> **Prompt**
Quote every line of the data below as it stands, omitting pictures.

> **Material**
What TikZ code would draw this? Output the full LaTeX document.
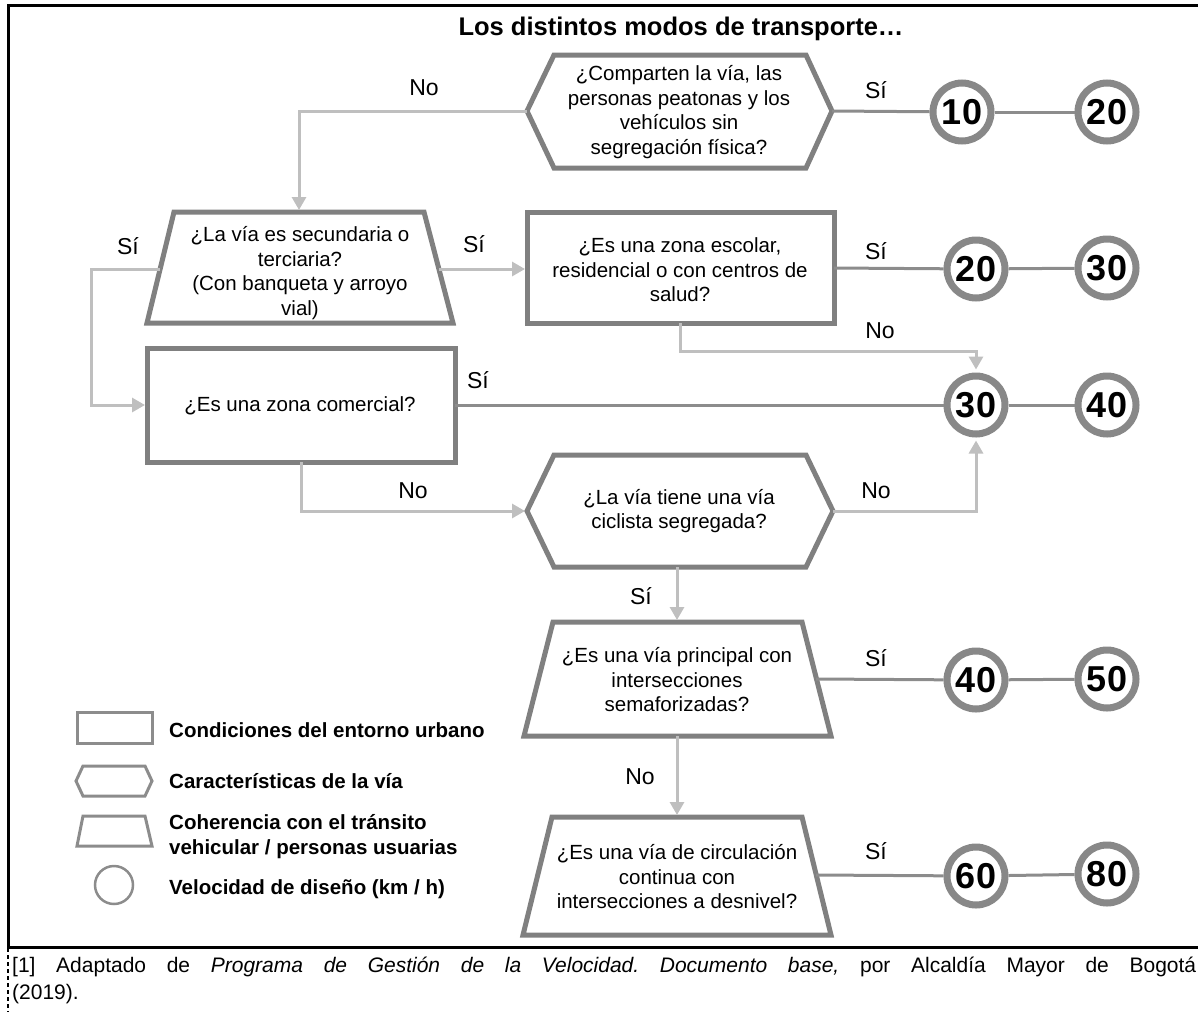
\documentclass[tikz,border=0pt]{standalone}
\usepackage{fontspec}
\setmainfont{Liberation Sans}
\usetikzlibrary{arrows.meta}
\frenchspacing
\definecolor{shapegray}{RGB}{128,128,128}
\definecolor{ringgray}{RGB}{136,136,136}
\definecolor{linkgray}{RGB}{140,140,140}
\definecolor{arrowgray}{RGB}{191,191,191}
\definecolor{leggray}{RGB}{140,140,140}
\tikzset{
 shapeline/.style={draw=shapegray, line width=5pt, line join=miter, fill=white},
 qtext/.style={align=center, font=\fontsize{20.5}{24.5}\selectfont, inner sep=0pt},
 speed/.style={circle, draw=ringgray, line width=7pt, fill=white, minimum size=58pt, inner sep=0pt, font=\fontsize{36}{36}\selectfont\bfseries},
 link/.style={draw=linkgray, line width=3pt},
 flow/.style={draw=arrowgray, line width=3pt, -{Triangle[length=13pt,width=14pt]}},
 lbl/.style={font=\fontsize{23}{23}\selectfont, inner sep=0pt},
 legshape/.style={draw=leggray, line width=3pt},
 legtext/.style={anchor=west, align=left, font=\fontsize{20.5}{25}\selectfont\bfseries, inner sep=0pt},
}
\begin{document}
\begin{tikzpicture}[x=1pt,y=-1pt]
\useasboundingbox (0,0) rectangle (1198,1012);
% frame
\draw[line width=3pt] (1198,5.5) -- (8,5.5) -- (8,947) -- (1198,947);
\draw[line width=1.5pt, dash pattern=on 4pt off 3pt] (8,948) -- (8,1012);
% title
\node[anchor=base, inner sep=0pt, font=\fontsize{25.5}{25.5}\selectfont\bfseries] (title) at (681,35) {Los distintos modos de transporte…};

% shapes
\draw[shapeline] (527,111) -- (554,55) -- (806,55) -- (832,111) -- (806,168) -- (554,168) -- cycle;
\draw[shapeline] (174,212) -- (424,212) -- (453,323) -- (147,323) -- cycle;
\draw[shapeline] (527,212) rectangle (834,323);
\draw[shapeline] (147,348) rectangle (455,462);
\draw[shapeline] (527,511) -- (554,455) -- (806,455) -- (833,511) -- (806,567) -- (554,567) -- cycle;
\draw[shapeline] (553,622) -- (802,622) -- (831,736) -- (524,736) -- cycle;
\draw[shapeline] (552,817) -- (802,817) -- (831,935) -- (523,935) -- cycle;

% anchor coordinates
\coordinate (q1w) at (527,111); \coordinate (q1e) at (832,111);
\coordinate (q2n) at (299,210); \coordinate (q2w) at (160,269); \coordinate (q2e) at (439,269);
\coordinate (q3w) at (525,269); \coordinate (q3e) at (834,268); \coordinate (q3s) at (680,323);
\coordinate (q4w) at (145,405); \coordinate (q4e) at (455,405); \coordinate (q4s) at (301,462);
\coordinate (q5w) at (525,511); \coordinate (q5e) at (833,511); \coordinate (q5s) at (677,567);
\coordinate (q6n) at (677,620); \coordinate (q6e) at (816,679); \coordinate (q6s) at (677,736);
\coordinate (q7n) at (677,815); \coordinate (q7e) at (816,875);

% texts
\node[qtext] (t1) at (679,112) {¿Comparten la vía, las\\personas peatonas y los\\vehículos sin\\segregación física?};
\node[qtext] (t2) at (300,273) {¿La vía es secundaria o\\terciaria?\\(Con banqueta y arroyo\\vial)};
\node[qtext] (t3) at (680,270) {¿Es una zona escolar,\\residencial o con centros de\\salud?};
\node[qtext] (t4) at (300,406) {¿Es una zona comercial?};
\node[qtext] (t5) at (679,511) {¿La vía tiene una vía\\ciclista segregada?};
\node[qtext] (t6) at (677,680) {¿Es una vía principal con\\intersecciones\\semaforizadas?};
\node[qtext] (t7) at (677,877) {¿Es una vía de circulación\\continua con\\intersecciones a desnivel?};

% speed circles
\node[speed] (c10) at (962,112) {10};
\node[speed] (c20a) at (1107,112) {20};
\node[speed] (c20b) at (976,269) {20};
\node[speed] (c30a) at (1107,268) {30};
\node[speed] (c30b) at (976,405) {30};
\node[speed] (c40a) at (1107,405) {40};
\node[speed] (c40b) at (976,680) {40};
\node[speed] (c50) at (1107,679) {50};
\node[speed] (c60) at (976,876) {60};
\node[speed] (c80) at (1107,874) {80};

% dark links
\draw[link] (q1e) -- (c10);
\draw[link] (c10) -- (c20a);
\draw[link] (q3e) -- (c20b);
\draw[link] (c20b) -- (c30a);
\draw[link] (q4e) -- (c30b);
\draw[link] (c30b) -- (c40a);
\draw[link] (q6e) -- (c40b);
\draw[link] (c40b) -- (c50);
\draw[link] (q7e) -- (c60);
\draw[link] (c60) -- (c80);

% flow arrows
\draw[flow] (q1w) -| (q2n);
\draw[flow] (q2e) -- (q3w);
\draw[flow] (q2w) -- ++(-69,0) |- (q4w);
\draw[flow, shorten >=3pt] (q3s) -- ++(0,28) -| (c30b.north);
\draw[flow] (q4s) |- (q5w);
\draw[flow, shorten >=3pt] (q5e) -| (c30b.south);
\draw[flow] (q5s) -- (q6n);
\draw[flow] (q6s) -- (q7n);

% labels
\node[lbl] (l1) at (424,88) {No};
\node[lbl] (l2) at (876,90) {Sí};
\node[lbl] (l3) at (128,246) {Sí};
\node[lbl] (l4) at (474,244) {Sí};
\node[lbl] (l5) at (876,251) {Sí};
\node[lbl] (l6) at (880,331) {No};
\node[lbl] (l7) at (478,380) {Sí};
\node[lbl] (l8) at (413,491) {No};
\node[lbl] (l9) at (876,491) {No};
\node[lbl] (l10) at (641,596) {Sí};
\node[lbl] (l11) at (876,658) {Sí};
\node[lbl] (l12) at (640,777) {No};
\node[lbl] (l13) at (876,851) {Sí};

% legend
\draw[legshape] (77,712) rectangle (152,743);
\draw[legshape] (76,781) -- (83,766) -- (145,766) -- (152,781) -- (145,796) -- (83,796) -- cycle;
\draw[legshape] (83,816) -- (145,816) -- (152,846) -- (77,846) -- cycle;
\draw[draw=leggray, line width=2.5pt] (114,885) circle (19);
\node[legtext] (g1) at (169,730) {Condiciones del entorno urbano};
\node[legtext] (g2) at (169,781) {Características de la vía};
\node[legtext] (g3) at (169,836.5) {Coherencia con el tránsito\\vehicular / personas usuarias};
\node[legtext] (g4) at (169,889) {Velocidad de diseño (km / h)};

% footer
\node[anchor=north west, text width=1184pt, align=justify, inner sep=0pt, font=\fontsize{21}{27}\selectfont] (foot) at (12,957) {[1] Adaptado de \textit{Programa de Gestión de la Velocidad. Documento base,} por Alcaldía Mayor de Bogotá\linebreak (2019).};
\end{tikzpicture}
\end{document}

> **The solution**
What TikZ code would draw this? Output the full LaTeX document.
\documentclass[tikz,border=0pt]{standalone}
\usepackage{fontspec}
\setmainfont{Liberation Sans}
\usetikzlibrary{arrows.meta}
\frenchspacing
\definecolor{shapegray}{RGB}{128,128,128}
\definecolor{ringgray}{RGB}{136,136,136}
\definecolor{linkgray}{RGB}{140,140,140}
\definecolor{arrowgray}{RGB}{191,191,191}
\definecolor{leggray}{RGB}{140,140,140}
\tikzset{
 shapeline/.style={draw=shapegray, line width=5pt, line join=miter, fill=white},
 qtext/.style={align=center, font=\fontsize{20.5}{24.5}\selectfont, inner sep=0pt},
 speed/.style={circle, draw=ringgray, line width=7pt, fill=white, minimum size=58pt, inner sep=0pt, font=\fontsize{36}{36}\selectfont\bfseries},
 link/.style={draw=linkgray, line width=3pt},
 flow/.style={draw=arrowgray, line width=3pt, -{Triangle[length=13pt,width=14pt]}},
 lbl/.style={font=\fontsize{23}{23}\selectfont, inner sep=0pt},
 legshape/.style={draw=leggray, line width=3pt},
 legtext/.style={anchor=west, align=left, font=\fontsize{20.5}{25}\selectfont\bfseries, inner sep=0pt},
}
\begin{document}
\begin{tikzpicture}[x=1pt,y=-1pt]
\useasboundingbox (0,0) rectangle (1198,1012);
% frame
\draw[line width=3pt] (1198,5.5) -- (8,5.5) -- (8,947) -- (1198,947);
\draw[line width=1.5pt, dash pattern=on 4pt off 3pt] (8,948) -- (8,1012);
% title
\node[anchor=base, inner sep=0pt, font=\fontsize{25.5}{25.5}\selectfont\bfseries] (title) at (681,35) {Los distintos modos de transporte…};

% shapes
\draw[shapeline] (527,111) -- (554,55) -- (806,55) -- (832,111) -- (806,168) -- (554,168) -- cycle;
\draw[shapeline] (174,212) -- (424,212) -- (453,323) -- (147,323) -- cycle;
\draw[shapeline] (527,212) rectangle (834,323);
\draw[shapeline] (147,348) rectangle (455,462);
\draw[shapeline] (527,511) -- (554,455) -- (806,455) -- (833,511) -- (806,567) -- (554,567) -- cycle;
\draw[shapeline] (553,622) -- (802,622) -- (831,736) -- (524,736) -- cycle;
\draw[shapeline] (552,817) -- (802,817) -- (831,935) -- (523,935) -- cycle;

% anchor coordinates
\coordinate (q1w) at (527,111); \coordinate (q1e) at (832,111);
\coordinate (q2n) at (299,210); \coordinate (q2w) at (160,269); \coordinate (q2e) at (439,269);
\coordinate (q3w) at (525,269); \coordinate (q3e) at (834,268); \coordinate (q3s) at (680,323);
\coordinate (q4w) at (145,405); \coordinate (q4e) at (455,405); \coordinate (q4s) at (301,462);
\coordinate (q5w) at (525,511); \coordinate (q5e) at (833,511); \coordinate (q5s) at (677,567);
\coordinate (q6n) at (677,620); \coordinate (q6e) at (816,679); \coordinate (q6s) at (677,736);
\coordinate (q7n) at (677,815); \coordinate (q7e) at (816,875);

% texts
\node[qtext] (t1) at (679,112) {¿Comparten la vía, las\\personas peatonas y los\\vehículos sin\\segregación física?};
\node[qtext] (t2) at (300,273) {¿La vía es secundaria o\\terciaria?\\(Con banqueta y arroyo\\vial)};
\node[qtext] (t3) at (680,270) {¿Es una zona escolar,\\residencial o con centros de\\salud?};
\node[qtext] (t4) at (300,406) {¿Es una zona comercial?};
\node[qtext] (t5) at (679,511) {¿La vía tiene una vía\\ciclista segregada?};
\node[qtext] (t6) at (677,680) {¿Es una vía principal con\\intersecciones\\semaforizadas?};
\node[qtext] (t7) at (677,877) {¿Es una vía de circulación\\continua con\\intersecciones a desnivel?};

% speed circles
\node[speed] (c10) at (962,112) {10};
\node[speed] (c20a) at (1107,112) {20};
\node[speed] (c20b) at (976,269) {20};
\node[speed] (c30a) at (1107,268) {30};
\node[speed] (c30b) at (976,405) {30};
\node[speed] (c40a) at (1107,405) {40};
\node[speed] (c40b) at (976,680) {40};
\node[speed] (c50) at (1107,679) {50};
\node[speed] (c60) at (976,876) {60};
\node[speed] (c80) at (1107,874) {80};

% dark links
\draw[link] (q1e) -- (c10);
\draw[link] (c10) -- (c20a);
\draw[link] (q3e) -- (c20b);
\draw[link] (c20b) -- (c30a);
\draw[link] (q4e) -- (c30b);
\draw[link] (c30b) -- (c40a);
\draw[link] (q6e) -- (c40b);
\draw[link] (c40b) -- (c50);
\draw[link] (q7e) -- (c60);
\draw[link] (c60) -- (c80);

% flow arrows
\draw[flow] (q1w) -| (q2n);
\draw[flow] (q2e) -- (q3w);
\draw[flow] (q2w) -- ++(-69,0) |- (q4w);
\draw[flow, shorten >=3pt] (q3s) -- ++(0,28) -| (c30b.north);
\draw[flow] (q4s) |- (q5w);
\draw[flow, shorten >=3pt] (q5e) -| (c30b.south);
\draw[flow] (q5s) -- (q6n);
\draw[flow] (q6s) -- (q7n);

% labels
\node[lbl] (l1) at (424,88) {No};
\node[lbl] (l2) at (876,90) {Sí};
\node[lbl] (l3) at (128,246) {Sí};
\node[lbl] (l4) at (474,244) {Sí};
\node[lbl] (l5) at (876,251) {Sí};
\node[lbl] (l6) at (880,331) {No};
\node[lbl] (l7) at (478,380) {Sí};
\node[lbl] (l8) at (413,491) {No};
\node[lbl] (l9) at (876,491) {No};
\node[lbl] (l10) at (641,596) {Sí};
\node[lbl] (l11) at (876,658) {Sí};
\node[lbl] (l12) at (640,777) {No};
\node[lbl] (l13) at (876,851) {Sí};

% legend
\draw[legshape] (77,712) rectangle (152,743);
\draw[legshape] (76,781) -- (83,766) -- (145,766) -- (152,781) -- (145,796) -- (83,796) -- cycle;
\draw[legshape] (83,816) -- (145,816) -- (152,846) -- (77,846) -- cycle;
\draw[draw=leggray, line width=2.5pt] (114,885) circle (19);
\node[legtext] (g1) at (169,730) {Condiciones del entorno urbano};
\node[legtext] (g2) at (169,781) {Características de la vía};
\node[legtext] (g3) at (169,836.5) {Coherencia con el tránsito\\vehicular / personas usuarias};
\node[legtext] (g4) at (169,889) {Velocidad de diseño (km / h)};

% footer
\node[anchor=north west, text width=1184pt, align=justify, inner sep=0pt, font=\fontsize{21}{27}\selectfont] (foot) at (12,957) {[1] Adaptado de \textit{Programa de Gestión de la Velocidad. Documento base,} por Alcaldía Mayor de Bogotá\linebreak (2019).};
\end{tikzpicture}
\end{document}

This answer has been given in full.